The dog's name wasn't Moose or canine or even dog.
It might just be something in a language we cannot understand.
Complexity we cannot even understand and it's just their name.
Who knows what else we could learn, the truth of this world, if we could learn the languages of the animals?
Why learn the language of the wild if you're never going to be part of the wildlife?
Why learn the language of the dogs if you're never going to be a dog?
But we are a part of this wildlife, no matter how much we pollute and separate ourselves from nature; we are always a part of it.
But then again, language doesn't define who you are.
Speaking English doesn't make me an American; speaking Korean doesn't make me a Korean.
We just make these sounds, all these different sounds that aren't too different from a dog's bark to a cat's meow.
They're just these sounds from octaves all over, scales that go up and down the treble and bass clefs to tell a story about how we feel.
And sometimes, even words aren't enough.
We share DNA with all the animals that walk and swim this planet, so why do we hurt them?
Is it because of this nasty thing we called a hierarchy?
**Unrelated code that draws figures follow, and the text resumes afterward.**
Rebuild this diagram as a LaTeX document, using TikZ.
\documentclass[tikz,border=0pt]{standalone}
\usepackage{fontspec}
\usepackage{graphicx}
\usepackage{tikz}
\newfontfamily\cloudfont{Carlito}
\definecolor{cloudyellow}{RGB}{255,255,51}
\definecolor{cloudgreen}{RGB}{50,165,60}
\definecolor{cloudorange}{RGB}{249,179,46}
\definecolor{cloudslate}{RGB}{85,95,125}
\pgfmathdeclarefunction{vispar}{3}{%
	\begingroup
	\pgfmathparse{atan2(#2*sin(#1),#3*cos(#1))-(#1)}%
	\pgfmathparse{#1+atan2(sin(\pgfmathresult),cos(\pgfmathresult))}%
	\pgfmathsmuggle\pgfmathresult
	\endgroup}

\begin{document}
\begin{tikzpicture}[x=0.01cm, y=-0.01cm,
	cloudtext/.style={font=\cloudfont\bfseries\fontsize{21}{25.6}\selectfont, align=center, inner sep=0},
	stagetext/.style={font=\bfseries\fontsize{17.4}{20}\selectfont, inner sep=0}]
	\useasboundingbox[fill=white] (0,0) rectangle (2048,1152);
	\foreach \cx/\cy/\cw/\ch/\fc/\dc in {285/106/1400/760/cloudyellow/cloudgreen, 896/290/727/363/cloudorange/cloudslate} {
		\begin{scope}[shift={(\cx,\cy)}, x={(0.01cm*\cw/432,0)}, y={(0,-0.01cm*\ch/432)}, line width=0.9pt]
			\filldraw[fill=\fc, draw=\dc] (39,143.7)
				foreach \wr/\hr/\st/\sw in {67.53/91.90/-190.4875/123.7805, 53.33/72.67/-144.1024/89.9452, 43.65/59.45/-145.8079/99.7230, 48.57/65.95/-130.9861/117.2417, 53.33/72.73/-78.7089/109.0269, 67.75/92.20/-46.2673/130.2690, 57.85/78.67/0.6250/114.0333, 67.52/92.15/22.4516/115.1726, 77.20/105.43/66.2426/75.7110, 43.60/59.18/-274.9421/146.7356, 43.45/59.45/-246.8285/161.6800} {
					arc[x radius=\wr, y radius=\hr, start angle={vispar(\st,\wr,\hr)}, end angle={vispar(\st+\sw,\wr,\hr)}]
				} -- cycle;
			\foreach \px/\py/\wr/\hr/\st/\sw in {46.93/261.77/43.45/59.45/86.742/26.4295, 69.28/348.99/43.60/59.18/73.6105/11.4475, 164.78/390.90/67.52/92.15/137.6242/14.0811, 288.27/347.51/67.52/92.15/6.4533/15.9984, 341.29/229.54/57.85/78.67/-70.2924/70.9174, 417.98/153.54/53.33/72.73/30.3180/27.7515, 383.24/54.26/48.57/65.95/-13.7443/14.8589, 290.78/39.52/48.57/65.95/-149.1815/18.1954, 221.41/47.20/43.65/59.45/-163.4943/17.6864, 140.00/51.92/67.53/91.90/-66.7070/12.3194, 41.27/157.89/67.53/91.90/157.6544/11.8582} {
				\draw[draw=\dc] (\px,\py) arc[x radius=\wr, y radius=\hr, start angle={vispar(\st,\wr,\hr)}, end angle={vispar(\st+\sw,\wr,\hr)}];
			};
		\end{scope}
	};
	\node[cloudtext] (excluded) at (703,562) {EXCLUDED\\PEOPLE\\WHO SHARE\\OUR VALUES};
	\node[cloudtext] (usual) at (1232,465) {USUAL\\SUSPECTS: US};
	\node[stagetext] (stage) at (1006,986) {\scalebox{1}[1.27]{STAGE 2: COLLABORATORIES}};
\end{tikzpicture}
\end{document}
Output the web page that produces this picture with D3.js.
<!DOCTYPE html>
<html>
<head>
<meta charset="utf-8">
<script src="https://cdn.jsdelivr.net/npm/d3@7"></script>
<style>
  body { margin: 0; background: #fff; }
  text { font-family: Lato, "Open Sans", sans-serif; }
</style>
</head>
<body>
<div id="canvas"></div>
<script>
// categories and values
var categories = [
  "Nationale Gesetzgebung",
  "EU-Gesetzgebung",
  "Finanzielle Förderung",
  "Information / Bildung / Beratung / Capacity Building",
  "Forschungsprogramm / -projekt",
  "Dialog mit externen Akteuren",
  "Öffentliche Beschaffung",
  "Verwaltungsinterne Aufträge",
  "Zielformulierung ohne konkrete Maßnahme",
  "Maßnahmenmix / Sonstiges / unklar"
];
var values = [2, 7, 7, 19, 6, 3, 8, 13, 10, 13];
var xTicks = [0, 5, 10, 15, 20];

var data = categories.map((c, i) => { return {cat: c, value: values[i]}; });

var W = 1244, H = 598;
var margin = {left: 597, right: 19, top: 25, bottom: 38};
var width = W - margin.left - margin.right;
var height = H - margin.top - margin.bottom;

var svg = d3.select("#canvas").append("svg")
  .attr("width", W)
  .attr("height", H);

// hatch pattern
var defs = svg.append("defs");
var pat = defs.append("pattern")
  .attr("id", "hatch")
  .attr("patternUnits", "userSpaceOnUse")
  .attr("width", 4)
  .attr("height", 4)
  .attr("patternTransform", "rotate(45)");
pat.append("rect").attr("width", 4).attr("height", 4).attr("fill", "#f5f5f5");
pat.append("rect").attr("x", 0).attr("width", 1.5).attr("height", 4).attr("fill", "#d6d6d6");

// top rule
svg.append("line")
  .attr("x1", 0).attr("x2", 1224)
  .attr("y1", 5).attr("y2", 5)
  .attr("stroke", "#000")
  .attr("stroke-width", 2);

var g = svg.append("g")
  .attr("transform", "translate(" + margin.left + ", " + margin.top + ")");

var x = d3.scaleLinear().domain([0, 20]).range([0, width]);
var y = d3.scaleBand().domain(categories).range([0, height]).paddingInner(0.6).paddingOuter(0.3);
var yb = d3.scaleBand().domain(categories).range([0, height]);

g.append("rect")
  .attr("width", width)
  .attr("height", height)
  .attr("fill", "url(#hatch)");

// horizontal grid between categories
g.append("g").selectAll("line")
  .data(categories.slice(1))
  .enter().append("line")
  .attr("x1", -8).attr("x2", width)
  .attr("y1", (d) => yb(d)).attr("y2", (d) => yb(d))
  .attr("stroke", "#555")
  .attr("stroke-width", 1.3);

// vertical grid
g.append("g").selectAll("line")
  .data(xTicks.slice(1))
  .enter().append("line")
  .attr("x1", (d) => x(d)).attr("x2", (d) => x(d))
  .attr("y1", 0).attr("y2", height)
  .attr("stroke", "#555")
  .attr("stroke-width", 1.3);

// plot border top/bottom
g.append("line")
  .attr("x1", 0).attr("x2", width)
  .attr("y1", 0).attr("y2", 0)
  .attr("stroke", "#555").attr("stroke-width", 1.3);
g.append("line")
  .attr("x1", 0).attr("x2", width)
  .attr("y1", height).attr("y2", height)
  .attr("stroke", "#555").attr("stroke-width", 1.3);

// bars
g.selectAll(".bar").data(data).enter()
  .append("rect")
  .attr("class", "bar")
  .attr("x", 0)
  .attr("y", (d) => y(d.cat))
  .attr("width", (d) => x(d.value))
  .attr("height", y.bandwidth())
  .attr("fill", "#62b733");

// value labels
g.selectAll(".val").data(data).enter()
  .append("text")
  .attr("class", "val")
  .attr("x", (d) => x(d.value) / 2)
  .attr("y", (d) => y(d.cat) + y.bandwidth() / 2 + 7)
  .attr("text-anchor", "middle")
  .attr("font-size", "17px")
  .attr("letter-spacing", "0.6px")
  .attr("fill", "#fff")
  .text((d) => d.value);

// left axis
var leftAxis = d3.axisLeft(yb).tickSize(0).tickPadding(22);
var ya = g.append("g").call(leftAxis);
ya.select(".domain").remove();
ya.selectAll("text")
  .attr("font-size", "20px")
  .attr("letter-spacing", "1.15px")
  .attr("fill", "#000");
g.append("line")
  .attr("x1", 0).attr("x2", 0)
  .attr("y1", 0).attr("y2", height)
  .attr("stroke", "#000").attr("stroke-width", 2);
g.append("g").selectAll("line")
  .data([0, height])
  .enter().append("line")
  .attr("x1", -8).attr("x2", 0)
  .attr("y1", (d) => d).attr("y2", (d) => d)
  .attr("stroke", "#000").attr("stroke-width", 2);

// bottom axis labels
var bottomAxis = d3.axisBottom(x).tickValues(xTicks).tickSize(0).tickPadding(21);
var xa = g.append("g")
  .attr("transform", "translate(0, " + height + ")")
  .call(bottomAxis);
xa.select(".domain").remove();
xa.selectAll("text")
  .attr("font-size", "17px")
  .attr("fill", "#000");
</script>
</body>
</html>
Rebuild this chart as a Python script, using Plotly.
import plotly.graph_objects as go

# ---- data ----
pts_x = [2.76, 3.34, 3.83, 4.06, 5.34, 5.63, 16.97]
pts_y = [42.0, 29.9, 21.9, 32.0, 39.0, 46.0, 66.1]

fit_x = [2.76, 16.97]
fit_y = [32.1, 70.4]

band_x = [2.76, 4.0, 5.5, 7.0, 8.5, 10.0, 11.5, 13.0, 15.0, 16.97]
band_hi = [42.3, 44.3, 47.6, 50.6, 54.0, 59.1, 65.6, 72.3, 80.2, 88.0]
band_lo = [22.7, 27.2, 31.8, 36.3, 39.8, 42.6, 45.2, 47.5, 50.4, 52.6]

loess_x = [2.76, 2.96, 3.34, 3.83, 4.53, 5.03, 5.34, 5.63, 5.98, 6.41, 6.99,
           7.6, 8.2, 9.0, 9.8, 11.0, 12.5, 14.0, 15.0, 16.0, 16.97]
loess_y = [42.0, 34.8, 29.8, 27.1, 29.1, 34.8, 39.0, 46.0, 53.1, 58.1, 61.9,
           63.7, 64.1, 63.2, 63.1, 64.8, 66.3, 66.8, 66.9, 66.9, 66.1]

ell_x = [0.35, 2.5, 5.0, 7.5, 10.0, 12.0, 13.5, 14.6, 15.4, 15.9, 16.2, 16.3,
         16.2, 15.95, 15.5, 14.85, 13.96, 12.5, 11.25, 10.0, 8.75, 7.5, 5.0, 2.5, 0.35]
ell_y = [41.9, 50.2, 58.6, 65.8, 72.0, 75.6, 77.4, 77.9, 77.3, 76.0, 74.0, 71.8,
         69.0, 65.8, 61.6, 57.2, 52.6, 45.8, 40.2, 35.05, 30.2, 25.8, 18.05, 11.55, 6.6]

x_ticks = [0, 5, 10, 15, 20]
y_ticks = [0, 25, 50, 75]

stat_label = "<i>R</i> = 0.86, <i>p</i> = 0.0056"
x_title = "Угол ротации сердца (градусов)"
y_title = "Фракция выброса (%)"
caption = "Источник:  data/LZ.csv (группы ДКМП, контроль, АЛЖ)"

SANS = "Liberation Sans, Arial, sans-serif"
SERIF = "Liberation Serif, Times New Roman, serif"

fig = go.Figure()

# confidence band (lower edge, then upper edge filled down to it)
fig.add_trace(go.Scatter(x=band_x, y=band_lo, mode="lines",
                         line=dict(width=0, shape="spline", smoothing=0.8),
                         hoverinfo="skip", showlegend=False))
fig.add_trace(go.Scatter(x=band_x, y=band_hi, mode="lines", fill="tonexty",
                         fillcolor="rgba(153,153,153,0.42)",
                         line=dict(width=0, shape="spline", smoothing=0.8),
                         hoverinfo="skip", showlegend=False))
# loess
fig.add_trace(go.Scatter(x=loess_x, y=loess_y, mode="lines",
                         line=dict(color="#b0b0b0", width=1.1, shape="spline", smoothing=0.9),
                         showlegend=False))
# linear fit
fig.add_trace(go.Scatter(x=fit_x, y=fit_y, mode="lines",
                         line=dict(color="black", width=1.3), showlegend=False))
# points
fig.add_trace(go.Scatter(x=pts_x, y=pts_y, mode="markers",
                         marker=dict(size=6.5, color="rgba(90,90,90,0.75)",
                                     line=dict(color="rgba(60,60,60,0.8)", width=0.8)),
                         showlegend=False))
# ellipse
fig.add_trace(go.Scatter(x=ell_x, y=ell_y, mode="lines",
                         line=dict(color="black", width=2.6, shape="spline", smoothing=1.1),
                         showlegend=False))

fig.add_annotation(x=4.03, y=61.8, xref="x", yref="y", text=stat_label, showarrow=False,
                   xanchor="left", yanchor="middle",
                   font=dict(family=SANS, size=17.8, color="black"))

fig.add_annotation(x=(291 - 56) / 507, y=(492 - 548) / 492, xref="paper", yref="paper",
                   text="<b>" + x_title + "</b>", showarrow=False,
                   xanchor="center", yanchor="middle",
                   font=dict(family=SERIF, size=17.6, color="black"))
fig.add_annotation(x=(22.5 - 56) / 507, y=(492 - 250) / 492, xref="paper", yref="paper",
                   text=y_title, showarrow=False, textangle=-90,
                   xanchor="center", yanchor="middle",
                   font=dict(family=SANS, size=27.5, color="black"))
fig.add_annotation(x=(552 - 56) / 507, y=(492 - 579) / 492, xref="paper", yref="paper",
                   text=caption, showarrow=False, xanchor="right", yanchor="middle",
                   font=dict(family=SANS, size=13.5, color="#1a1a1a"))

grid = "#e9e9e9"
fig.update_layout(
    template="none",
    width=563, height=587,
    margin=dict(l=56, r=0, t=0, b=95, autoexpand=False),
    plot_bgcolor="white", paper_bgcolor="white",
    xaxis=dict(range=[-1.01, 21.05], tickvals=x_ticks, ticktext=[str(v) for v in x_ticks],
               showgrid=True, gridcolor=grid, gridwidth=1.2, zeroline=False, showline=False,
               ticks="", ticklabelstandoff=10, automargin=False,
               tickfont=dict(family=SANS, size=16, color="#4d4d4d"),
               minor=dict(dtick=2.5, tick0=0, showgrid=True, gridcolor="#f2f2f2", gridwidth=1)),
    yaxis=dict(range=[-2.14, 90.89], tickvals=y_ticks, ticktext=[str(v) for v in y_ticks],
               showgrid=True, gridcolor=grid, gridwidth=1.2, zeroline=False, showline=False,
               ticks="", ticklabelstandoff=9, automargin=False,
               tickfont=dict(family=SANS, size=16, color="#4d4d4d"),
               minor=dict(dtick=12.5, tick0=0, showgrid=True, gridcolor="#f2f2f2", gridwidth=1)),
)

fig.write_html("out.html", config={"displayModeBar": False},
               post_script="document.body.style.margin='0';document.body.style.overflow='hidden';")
Is that why we hurt each other?
And Tiffany here, the girl who is now smiling with the confidence of a woman, stroking Moose's fur, she was just one of many caught in the crossfire.
Where the arrows, tips lit with the fire of hatred all meet in the middle of people being torn between their duty to themselves and to contribute to the world.
As much as I want to preserve water and help the environment by showering for only five minutes like the news states we should, it's nearly impossible.
My shower water gets warm in five minutes.
And as I hear the shower running, between the closed doors where Tiffany and Moose are enclosed, I'm sure she doesn't shower in only five minutes either.
That's too much water just wasted between the two of us, but after we close the shower head, do we care?
There are no clocks in the bathroom.
Ten minutes could be equal to five minutes, nature has no clockworks.
She comes out wearing my clothes; they fit her quite well, despite some loose ends.
But suit shirts never go wrong on nice figures, she has lost her womanly curves, but if you see past her broken heart, there is beauty there.
And the dog, we don't know his past, we won't understand what he tells us, but maybe we'll learn.
Maybe we'll learn the care-free attitude that he has, not burdened by rent and pay and careers.
Only caring for what time he will eat the new food I bought him from the new dog bowl and the time when he will go out on a leash with Tiffany to say Hello to the world.
And the happiness that he has over every little thing, like the newborn robins born this spring.
Spring, the time of new life, of being born and reborn, or waking up from the nightmares and the winter blues.